Catholic spiritual and pastoral leaders in the United States owe the
Catholic youth of the United States a selective conscientious objector
law, and we owe it to them now. Whatever resources and whatever strategies
are needed to see that such a law comes into existence should be expended
and implemented without hesitation and without reserve. All this is
said not as a political rallying cry for a selective conscientious objection
law. It is said as a cry of the heart on behalf of young Catholic men
and women who in the future are going to be entrapped in the wickedness
and snares of governmental homicidal violence because they “saw
no other choice.” Genuine pastoral concern and care for the young
people in our Catholic Church demands not leading them into the ordeal
of having to choose between murder and martyrdom.
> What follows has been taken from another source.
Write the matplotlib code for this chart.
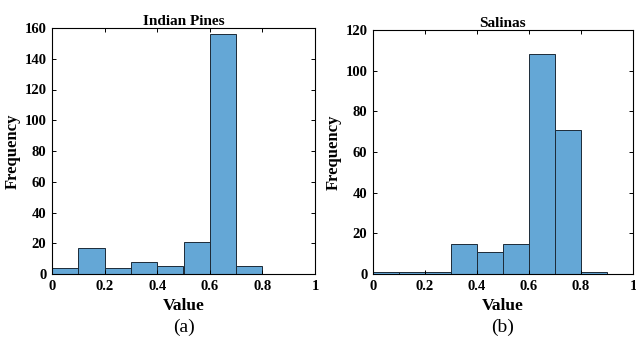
import matplotlib.pyplot as plt
import numpy as np

# histogram data (bin width 0.1)
bin_edges = [0, 0.1, 0.2, 0.3, 0.4, 0.5, 0.6, 0.7, 0.8, 0.9, 1.0]
indian_pines_counts = [4, 17, 4, 8, 5, 21, 156, 5, 0, 0]
salinas_counts = [1, 1, 1, 15, 11, 15, 108, 71, 1, 0]

titles = ['Indian Pines', 'Salinas']
panel_labels = ['(a)', '(b)']
y_limits = [160, 120]

plt.rcParams['font.family'] = ['Liberation Serif', 'DejaVu Serif']

fig = plt.figure(figsize=(6.36, 3.38), dpi=100)
axes_pos = [[52 / 636, 1 - 274 / 338, 263 / 636, 246 / 338],
            [373 / 636, 1 - 274 / 338, 260 / 636, 244 / 338]]

for i, counts in enumerate([indian_pines_counts, salinas_counts]):
    ax = fig.add_axes(axes_pos[i])
    edges = np.array(bin_edges)
    ax.bar(edges[:-1], counts, width=np.diff(edges), align='edge',
           color='#64a7d6', edgecolor='#1c2a38', linewidth=0.7)
    ax.set_xlim(0, 1)
    ax.set_ylim(0, y_limits[i])
    ax.set_xticks([0, 0.2, 0.4, 0.6, 0.8, 1])
    ax.set_xticklabels(['0', '0.2', '0.4', '0.6', '0.8', '1'])
    ax.set_yticks(np.arange(0, y_limits[i] + 1, 20))
    ax.tick_params(direction='in', top=True, right=True, length=3,
                   width=0.7, labelsize=10.5, pad=4)
    for lab in ax.get_xticklabels() + ax.get_yticklabels():
        lab.set_fontweight('bold')
    for s in ax.spines.values():
        s.set_linewidth(0.8)
    ax.set_title(titles[i], fontsize=11, fontweight='bold', pad=2)
    ax.set_xlabel('Value', fontsize=12.5, fontweight='bold', labelpad=4)
    ax.set_ylabel('Frequency', fontsize=12, fontweight='bold', labelpad=3)
    x_mid = axes_pos[i][0] + axes_pos[i][2] / 2
    fig.text(x_mid, 1 - 327 / 338, panel_labels[i],
             ha='center', va='center', fontsize=14)

fig.savefig('out.png', dpi=100)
Finally, it must be noted that if the United States Catholic Bishops
accepted the nation-state as the final arbiter for the Catholic for
the morality or immorality of a war, we never would have asked in years
past for the inclusion of a selective conscientious objection provision
in the selective service law. Again, to present Catholic moral theology
as if it accepted Decatur’s position as a moral absolute; to present
Catholic moral theology as if the state made the final decision for
the Catholic about what is moral, what is Holy, what is the way of sanctity,
what is the way to eternal life, is to present blatant falsehood as
truth. Presenting blatant falsehood as truth is currently the modus
operandi in many secular circles, but the Catholic Church and its
leadership must not allow it to become, by osmosis, the modus operandi
of our faith. It is as if some Catholics simply do not want to comprehend
intellectually nor integrate morally the witness of Franz Jaegerstaetter
in World War II. But, whether his legalized martyrdom at the hands of
a state that insisted it be the final judge of right and wrong, of good
and evil, is made visible or downplayed by design, Jaegerstaetter’s
life and death will forever stand in eternal opposition, indeed in eternal
hostility to “my country right or wrong” as a moral principle
in the Catholic Church.
I will close with a quotation from Dostoevsky, “At some thoughts
one stands perplexed, especially at the sight of men’s sin, and
wonders whether one should use force or humble love. Always decide to
use humble love. If you resolve on that once for all, you may subdue
the whole world. Loving humility is a mighty force, the strongest of
all things. There is nothing else like it.”
I submit that humble love can also prevail in a world grown sick,
but not sick enough, of fighting, and in a Church grown old through
its fear, its infidelity, and its mediocrity!